The WLRI transformed alumnus Charles Tjelle’s perspective on the importance of including women in solar project design.

Before Charles Tjelle joined the first cohort of the Women’s Land Rights Institute, he hadn’t even considered whether or not women were being considered as the government developed new green technology programs.

“I am taking part in a solar energy development project,” Tjelle shared with us. “Before I attended the course, I didn’t have the view that we have to take women’s rights into account when we’re designing program management. After taking the course, I realized that some of what we had put into place actually breached existing law, and I was able to effectively advocate on behalf of women.”

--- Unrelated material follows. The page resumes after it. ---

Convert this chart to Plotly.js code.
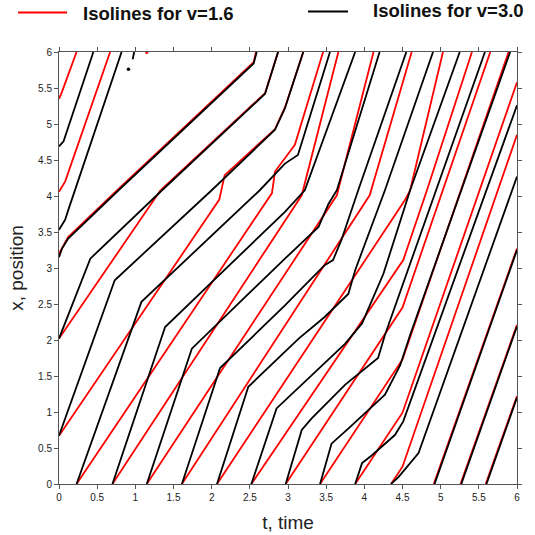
<!DOCTYPE html>
<html>
<head>
<meta charset="utf-8">
<script src="https://cdn.plot.ly/plotly-3.0.1.min.js"></script>
<style>html,body{margin:0;padding:0;background:#fff;}#chart{width:535px;height:535px;}</style>
</head>
<body>
<div id="chart"></div>
<script>
// ---- Legend / axis text ----
const redLabel = "Isolines for v=1.6";
const blackLabel = "Isolines for v=3.0";
const xTitle = "t, time";
const yTitle = "x, position";

// ---- Red isolines (v=1.6): t values and x values ----
const r1t = [0, 0.04, 0.23],                 r1x = [5.35, 5.45, 6.0];
const r2t = [0, 0.08, 0.67],                 r2x = [4.06, 4.2, 6.0];
const r3t = [0, 0.12, 0.78, 2.55, 2.58],     r3x = [3.2, 3.43, 4.1, 5.86, 6.0];
const r4t = [0, 1.33, 2.70, 2.87],           r4x = [2.02, 4.08, 5.43, 6.0];
const r5t = [0, 2.1, 2.17, 2.83, 2.96, 3.2], r5x = [0.67, 3.95, 4.29, 4.93, 5.23, 6.0];
const r6t = [0.23, 2.79, 2.83, 2.96, 3.09, 3.46], r6x = [0, 4.04, 4.34, 4.53, 4.71, 6.0];
const r7t = [0.70, 3.18, 3.66],              r7x = [0, 4.01, 6.0];
const r8t = [1.15, 3.64, 4.12],              r8x = [0, 4.01, 6.0];
const r9t = [1.61, 4.07, 4.62],              r9x = [0, 4.01, 6.0];
const r10t = [2.07, 4.53, 4.6, 5.03],        r10x = [0, 3.94, 4.08, 6.0];
const r11t = [2.52, 4.51, 4.82, 5.41],       r11x = [0, 3.11, 4.08, 6.0];
const r12t = [2.97, 4.5, 5.65],              r12x = [0, 2.45, 6.0];
const r13t = [3.42, 4.5, 5.89],              r13x = [0, 1.73, 6.0];
const r14t = [3.88, 4.5, 6.0],               r14x = [0, 0.99, 5.58];
const r15t = [4.35, 4.5, 6.0],               r15x = [0, 0.24, 4.85];
const r16t = [4.91, 6.0],                    r16x = [0, 3.27];
const r17t = [5.26, 6.0],                    r17x = [0, 2.21];
const r18t = [5.59, 6.0],                    r18x = [0, 1.22];
const rSpeckT = [1.13, 1.17],                rSpeckX = [5.985, 5.99];

// ---- Black isolines (v=3.0) ----
const k1t = [0, 0.06, 0.45],                 k1x = [4.69, 4.76, 6.0];
const k2t = [0, 0.08, 0.12, 0.21, 0.82],     k2x = [3.53, 3.67, 3.80, 4.08, 6.0];
const k3t = [0, 0.04, 0.12, 0.78, 2.55, 2.59], k3x = [3.15, 3.27, 3.41, 4.08, 5.84, 6.0];
const k4t = [0, 0.41, 1.35, 2.70, 2.87],     k4x = [2.02, 3.13, 4.08, 5.42, 6.0];
const k5t = [0, 0.73, 2.0, 2.83, 2.96, 3.2], k5x = [0.67, 2.83, 4.08, 4.92, 5.22, 6.0];
const k6t = [0.23, 1.08, 2.63, 2.96, 3.13, 3.55], k6x = [0, 2.53, 4.08, 4.45, 4.57, 6.0];
const k7t = [0.70, 1.39, 2.96, 3.22, 3.88],  k7x = [0, 2.18, 3.78, 4.08, 6.0];
const k8t = [1.15, 1.74, 2.96, 3.40, 3.53, 3.64, 4.20], k8x = [0, 1.88, 3.13, 3.57, 3.89, 4.08, 6.0];
const k9t = [1.61, 2.11, 2.96, 3.22, 3.48, 3.59, 3.70, 3.92, 4.55], k9x = [0, 1.61, 2.48, 2.76, 3.04, 3.11, 3.39, 4.08, 6.0];
const k10t = [2.07, 2.48, 3.14, 3.48, 3.79, 3.88, 4.27, 4.90], k10x = [0, 1.35, 2.02, 2.32, 2.64, 2.97, 4.08, 6.0];
const k11t = [2.52, 2.85, 3.75, 3.97, 4.25, 4.6, 5.25], k11x = [0, 1.05, 1.95, 2.23, 2.92, 4.08, 6.0];
const k12t = [2.97, 3.18, 3.31, 3.75, 4.18, 4.27, 5.58], k12x = [0, 0.75, 0.91, 1.38, 1.75, 2.07, 6.0];
const k13t = [3.42, 3.57, 3.79, 4.27, 4.47, 4.6, 5.91], k13x = [0, 0.56, 0.77, 1.24, 1.65, 2.07, 6.0];
const k14t = [3.88, 3.97, 4.1, 4.4, 4.51, 6.0], k14x = [0, 0.29, 0.40, 0.68, 0.87, 5.26];
const k15t = [4.35, 4.45, 4.71, 6.0],        k15x = [0, 0.10, 0.43, 4.27];
const k16t = [4.92, 6.0],                    k16x = [0, 3.25];
const k17t = [5.27, 6.0],                    k17x = [0, 2.19];
const k18t = [5.60, 6.0],                    k18x = [0, 1.20];
const kSpeckT = [0.965, 0.972, 0.985],       kSpeckX = [5.9, 5.96, 6.0];
const kDotT = [0.91],                        kDotX = [5.76];

const redLines = [
  [r1t, r1x], [r2t, r2x], [r3t, r3x], [r4t, r4x], [r5t, r5x], [r6t, r6x],
  [r7t, r7x], [r8t, r8x], [r9t, r9x], [r10t, r10x], [r11t, r11x], [r12t, r12x],
  [r13t, r13x], [r14t, r14x], [r15t, r15x], [r16t, r16x], [r17t, r17x], [r18t, r18x],
  [rSpeckT, rSpeckX]
];
const blackLines = [
  [k1t, k1x], [k2t, k2x], [k3t, k3x], [k4t, k4x], [k5t, k5x], [k6t, k6x],
  [k7t, k7x], [k8t, k8x], [k9t, k9x], [k10t, k10x], [k11t, k11x], [k12t, k12x],
  [k13t, k13x], [k14t, k14x], [k15t, k15x], [k16t, k16x], [k17t, k17x], [k18t, k18x],
  [kSpeckT, kSpeckX]
];

const traces = [];
redLines.forEach(function (p) {
  traces.push({type: 'scatter', mode: 'lines', x: p[0], y: p[1],
    line: {color: '#ff0000', width: 1.8}, name: redLabel, showlegend: false, hoverinfo: 'skip'});
});
blackLines.forEach(function (p) {
  traces.push({type: 'scatter', mode: 'lines', x: p[0], y: p[1],
    line: {color: '#000000', width: 1.8}, name: blackLabel, showlegend: false, hoverinfo: 'skip'});
});
traces.push({type: 'scatter', mode: 'markers', x: kDotT, y: kDotX,
  marker: {color: '#000', size: 3.5}, showlegend: false, hoverinfo: 'skip'});

const axisCommon = {
  range: [0, 6], dtick: 0.5, tick0: 0, ticks: 'outside', ticklen: 4, tickwidth: 1,
  tickcolor: '#555', showline: true, linecolor: '#555', linewidth: 1, mirror: 'ticks',
  showgrid: false, zeroline: false, fixedrange: true,
  tickfont: {family: 'Arial, "Liberation Sans", sans-serif', size: 10, color: '#222'}
};

const pl = 59, pr = 517, pt = 52, pb = 484;
function px2paperX(px) { return (px - pl) / (pr - pl); }
function px2paperY(py) { return (pb - py) / (pb - pt); }

const layout = {
  width: 535, height: 535,
  margin: {l: 59, r: 18, t: 52, b: 51, pad: 0},
  paper_bgcolor: '#ffffff', plot_bgcolor: '#ffffff',
  showlegend: false,
  xaxis: Object.assign({}, axisCommon, {
    title: {text: xTitle, standoff: 13,
      font: {family: 'Arial, "Liberation Sans", sans-serif', size: 19, color: '#222'}}
  }),
  yaxis: Object.assign({}, axisCommon, {
    title: {text: yTitle, standoff: 9,
      font: {family: 'Arial, "Liberation Sans", sans-serif', size: 19, color: '#222'}}
  }),
  shapes: [
    {type: 'line', xref: 'paper', yref: 'paper', x0: px2paperX(18), x1: px2paperX(67),
      y0: px2paperY(12.5), y1: px2paperY(12.5), line: {color: '#ff0000', width: 2}},
    {type: 'line', xref: 'paper', yref: 'paper', x0: px2paperX(308), x1: px2paperX(348),
      y0: px2paperY(11.5), y1: px2paperY(11.5), line: {color: '#000000', width: 2}}
  ],
  annotations: [
    {xref: 'paper', yref: 'paper', x: px2paperX(81), y: px2paperY(14), xanchor: 'left', yanchor: 'middle',
      showarrow: false, text: '<b>' + redLabel + '</b>',
      font: {family: 'Arial, "Liberation Sans", sans-serif', size: 18.5, color: '#111'}},
    {xref: 'paper', yref: 'paper', x: px2paperX(371), y: px2paperY(11), xanchor: 'left', yanchor: 'middle',
      showarrow: false, text: '<b>' + blackLabel + '</b>',
      font: {family: 'Arial, "Liberation Sans", sans-serif', size: 18.5, color: '#111'}}
  ]
};

Plotly.newPlot('chart', traces, layout, {displayModeBar: false, staticPlot: true});
</script>
</body>
</html>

The solar project involves purchasing land in specific areas, which will then have solar panels installed and used to generate electricity for many of Lesotho’s small and rural communities.

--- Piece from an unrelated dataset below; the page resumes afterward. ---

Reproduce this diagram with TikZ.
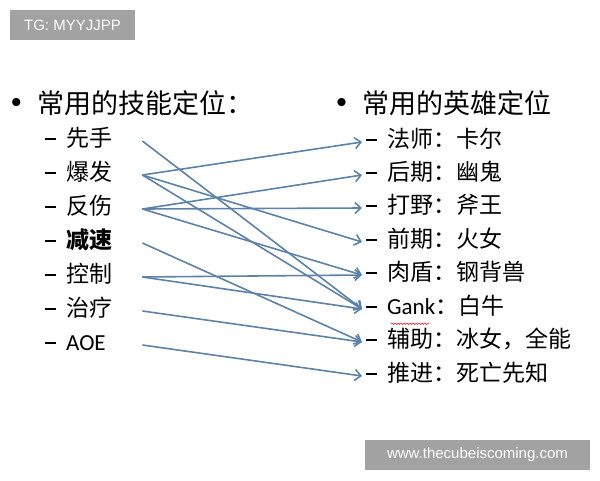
\documentclass[tikz,border=0pt]{standalone}
\usepackage{fontspec}
\setmainfont{Noto Sans CJK SC}
\newfontfamily\latinfont{Carlito}
\newfontfamily\tagfont{Liberation Sans}
\usetikzlibrary{arrows.meta,decorations.pathmorphing}

\definecolor{linkblue}{RGB}{92,130,170}
\definecolor{taggray}{RGB}{162,162,162}
\newcommand{\itemdash}{\rule[0.3em]{11pt}{2pt}\hspace{10pt}}

\begin{document}
\begin{tikzpicture}[x=1pt,y=-1pt,
    head/.style={anchor=west,inner sep=0pt,font=\fontsize{27}{32}\selectfont},
    dot/.style={inner sep=0pt,font=\tagfont\fontsize{30}{34}\selectfont},
    skill/.style={anchor=west,inner sep=0pt,text width=97pt,
        text height=17pt,text depth=6pt,font=\fontsize{23}{27}\selectfont},
    hero/.style={anchor=west,inner xsep=4pt,inner ysep=0pt,
        text height=17pt,text depth=6pt,font=\fontsize{23}{27}\selectfont},
    link/.style={draw=linkblue,line width=1.6pt,
        -{Straight Barb[length=6pt,width=11pt]}},
    tag/.style={fill=taggray,text=white,inner sep=0pt,minimum height=30pt,
        font=\tagfont\fontsize{15}{18}\selectfont}]
    \useasboundingbox (0,0) rectangle (600,480);
    % watermarks
    \path (72.5,25) node[tag,minimum width=125pt](tgtag){TG: MYYJJPP};
    \path (477.5,455) node[tag,minimum width=225pt](webtag){www.thecubeiscoming.com};
    % headings
    \path (16.5,105) node[dot](bl){•};
    \path (37,103) node[head](skills){常用的技能定位：};
    \path (341.5,105) node[dot](br){•};
    \path (362,103) node[head](heroes){常用的英雄定位};
    % left column
    \path (45,141) node[skill](s1){\itemdash 先手};
    \path (45,175) node[skill](s2){\itemdash 爆发};
    \path (45,209) node[skill](s3){\itemdash 反伤};
    \path (45,243) node[skill](s4){\itemdash\bfseries 减速};
    \path (45,277) node[skill](s5){\itemdash 控制};
    \path (45,311) node[skill](s6){\itemdash 治疗};
    \path (45,345) node[skill](s7){\itemdash{\latinfont AOE}};
    % right column
    \path (362,142) node[hero](h1){\itemdash 法师：卡尔};
    \path (362,175) node[hero](h2){\itemdash 后期：幽鬼};
    \path (362,208) node[hero](h3){\itemdash 打野：斧王};
    \path (362,242) node[hero](h4){\itemdash 前期：火女};
    \path (362,275) node[hero](h5){\itemdash 肉盾：钢背兽};
    \path (362,309) node[hero](h6){\itemdash{\latinfont Gank}：白牛};
    \path (362,342) node[hero](h7){\itemdash 辅助：冰女，全能};
    \path (362,376) node[hero](h8){\itemdash 推进：死亡先知};
    \draw[red,line width=0.5pt,decorate,decoration={snake,amplitude=0.8pt,segment length=3pt}]
        ([xshift=29pt,yshift=-3pt]h6.south west) -- ([xshift=67pt,yshift=-3pt]h6.south west);
    % links
    \draw[link] (s1.east) -- (h6.west);
    \draw[link] (s2.east) -- (h1.west);
    \draw[link] (s2.east) -- (h4.west);
    \draw[link] (s2.east) -- (h6.west);
    \draw[link] (s3.east) -- (h2.west);
    \draw[link] (s3.east) -- (h3.west);
    \draw[link] (s3.east) -- (h5.west);
    \draw[link] (s4.east) -- (h7.west);
    \draw[link] (s5.east) -- (h5.west);
    \draw[link] (s5.east) -- (h6.west);
    \draw[link] (s6.east) -- (h7.west);
    \draw[link] (s7.east) -- (h8.west);
\end{tikzpicture}
\end{document}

In the early stages of the project, the common practice was to tell landowners that they should nominate a single individual to be on the compensatory account. “In all of the agreements made, I expect that only men were receiving benefits because when we choose in our culture, when we say somebody is going to represent us, mostly it’s a man,” Tjelle explained. “Some of these women are suffering because of that.”

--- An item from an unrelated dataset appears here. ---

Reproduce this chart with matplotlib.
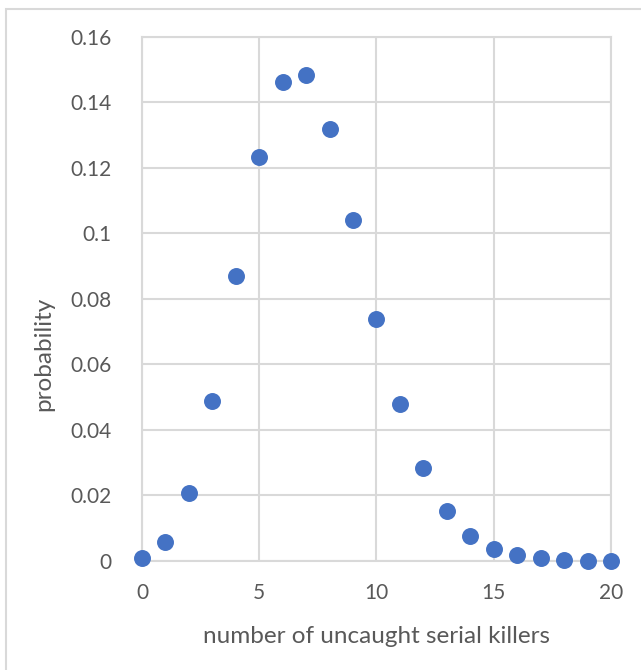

Lesotho’s current laws require that both of the spouse’s names are included on any community property. This disconnect between what is legally prescribed and how it’s practiced in the community is common in many different regions. Education is key to reconciling these differences.

“We had some debate with a representative from the Ministry of Energy because they were trying to make a legal argument that we cannot put the names of women because when they get married, they leave their properties and communities,” Tjelle shared. “I ended up actually convincing them that they were mistaken, and that even those women who are married are on the contract so they are included on the account.”

Tjelle has seen first-hand the adverse impact that excluding women from this process has had on the community. “There was one man who received about $400,000 (Lesotho loti),” he remembered. “He actually transferred the money into another account and disappeared. The family now is suffering.”

Including women as equitable beneficiaries of this solar program is particularly important because many of them are giving up land that they may have formerly used for subsistence farming. The compensation provided by the project is meant to help offset this loss of support.

Through his training with the Women’s Land Rights Institute, Charles Tjelle is now empowered to advocate for women in a whole new way, and he plans to pursue his LLM in the future, with a special focus on women’s land rights and gender.